What if we take the blame/guilt out of the picture? What if we see the behavior as a direct result of what is going on in the child instead of as a reflection of our own failure as parents?

So when my child comes home demanding things and is easily upset at even small requests, my thought does not become, "I have to fix this attitude right now or I won't be doing my job as a parent." My thoughts stay with my child. I'm already comfortable in my belief that I'm a fine parent, so I wonder what is causing my child so much stress that he can't cope in a reasonable way. My ego stays out of it. My goal is to understand his feelings and validate them. Once he understands that I don't think he is bad, but that I understand that anyone might feel like he does under the same circumstances, the intensity will be over.

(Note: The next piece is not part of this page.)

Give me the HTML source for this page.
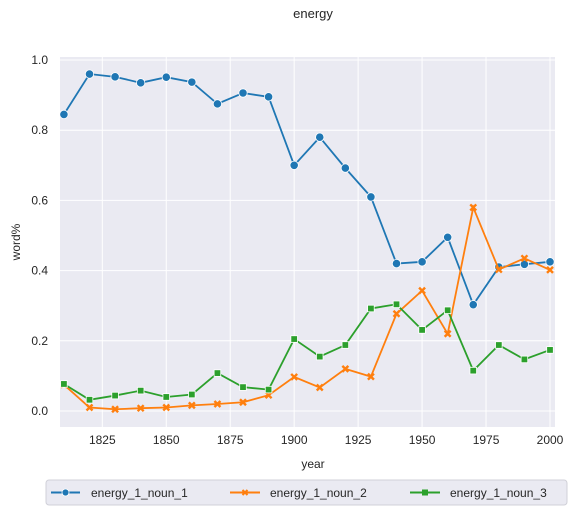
<!DOCTYPE html>
<html><head><meta charset="utf-8"><style>
body{margin:0;background:#fff;}
svg{font-family:"Liberation Sans",Arial,sans-serif;}
</style></head><body>
<svg id="c" width="576" height="515" viewBox="0 0 576 515" xmlns="http://www.w3.org/2000/svg">
<text x="313" y="18" text-anchor="middle" font-size="13" fill="#262626">energy</text>
<rect x="60" y="57" width="495" height="370" fill="#eaeaf2"/>
<g id="grid"></g>
<g id="series"></g>
<text x="313" y="468" text-anchor="middle" font-size="12" fill="#262626">year</text>
<text transform="translate(20,242) rotate(-90)" text-anchor="middle" font-size="12" fill="#262626">word%</text>
<g>
<rect x="46" y="480" width="521" height="25" rx="3" fill="#eaeaf2" stroke="#d0d0d8"/>
<g><line x1="51" y1="492.5" x2="80" y2="492.5" stroke="#1f77b4" stroke-width="2"/><circle cx="65.5" cy="492.5" r="3.5" fill="#1f77b4" stroke="#fff" stroke-width="0.8"/><text x="91" y="497" font-size="12" fill="#262626">energy_1_noun_1</text></g>
<g><line x1="230" y1="492.5" x2="260" y2="492.5" stroke="#ff7f0e" stroke-width="2"/><path d="M242.5,490L247.5,495M242.5,495L247.5,490" stroke="#ff7f0e" stroke-width="2"/><text x="270" y="497" font-size="12" fill="#262626">energy_1_noun_2</text></g>
<g><line x1="410" y1="492.5" x2="440" y2="492.5" stroke="#2ca02c" stroke-width="2"/><rect x="422" y="489.5" width="6" height="6" fill="#2ca02c"/><text x="450" y="497" font-size="12" fill="#262626">energy_1_noun_3</text></g>
</g>
</svg>
<script>
const years=[1810,1820,1830,1840,1850,1860,1870,1880,1890,1900,1910,1920,1930,1940,1950,1960,1970,1980,1990,2000];
const noun1=[0.845,0.96,0.952,0.935,0.951,0.937,0.875,0.906,0.895,0.70,0.78,0.692,0.61,0.42,0.425,0.495,0.303,0.41,0.418,0.425];
const noun2=[0.075,0.01,0.005,0.008,0.01,0.016,0.02,0.025,0.045,0.097,0.067,0.12,0.098,0.277,0.343,0.22,0.58,0.403,0.435,0.402];
const noun3=[0.077,0.032,0.044,0.058,0.04,0.047,0.108,0.068,0.061,0.205,0.155,0.188,0.292,0.304,0.231,0.287,0.115,0.188,0.147,0.174];
const xTicks=[1825,1850,1875,1900,1925,1950,1975,2000];
const yTicks=[0,0.2,0.4,0.6,0.8,1.0];
const NS="http://www.w3.org/2000/svg";
const xs=v=>102.3+(v-1825)*(550-102.3)/175;
const ys=v=>411-v*351;
function mk(t,a,p){const e=document.createElementNS(NS,t);for(const k in a)e.setAttribute(k,a[k]);p.appendChild(e);return e;}
const g=document.getElementById('grid'),svg=document.getElementById('c');
xTicks.forEach(t=>{const l=mk('line',{x1:xs(t),x2:xs(t),y1:57,y2:427,stroke:'#fff','stroke-width':1},g);


const tx=mk('text',{x:xs(t),y:444,'text-anchor':'middle','font-size':12,fill:'#262626'},svg);tx.textContent=t;

});
yTicks.forEach(t=>{const l=mk('line',{x1:60,x2:555,y1:ys(t),y2:ys(t),stroke:'#fff','stroke-width':1},g);


const tx=mk('text',{x:48,y:ys(t)+4,'text-anchor':'end','font-size':12,fill:'#262626'},svg);tx.textContent=t.toFixed(1);

});
const s=document.getElementById('series');
[[noun1,'#1f77b4','o'],[noun2,'#ff7f0e','x'],[noun3,'#2ca02c','s']].forEach(([d,c,m],i)=>{
const pl=mk('polyline',{points:d.map((v,j)=>xs(years[j])+','+ys(v)).join(' '),fill:'none',stroke:c,'stroke-width':1.8},s);


d.forEach((v,j)=>{const x=xs(years[j]),y=ys(v);let e;
if(m==='o')e=mk('circle',{cx:x,cy:y,r:4.2,fill:c,stroke:'#fff','stroke-width':0.8},s);
else if(m==='s')e=mk('rect',{x:x-3.3,y:y-3.3,width:6.6,height:6.6,fill:c,stroke:'#fff','stroke-width':0.8},s);
else e=mk('path',{d:`M${x-3},${y-3}L${x+3},${y+3}M${x-3},${y+3}L${x+3},${y-3}`,stroke:c,'stroke-width':2.4},s);

});});
</script>
</body></html>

It's not about whether I'm a good parent or not.

It's about how to understand and connect with my child when he is experiencing difficult emotions.

I guess that IS loving others the way I love myself. If I'm having a bad day, I'd rather people believe that I'm a good person who is stressed out and needs some empathy. I react pretty strongly to someone telling me that I should shape up my attitude. I do NOT want to be given any unsolicited advice about what I am doing wrong and how I should fix it. When I get that kind of 'help' it makes me more upset rather than less. I end up writing it off as being uninformed and insensitive to the realities of the situation. So why would my child want any of that?

But it is so hard to break old patterns. I made it through the evening without falling into rules or consequences, but it wasn't easy.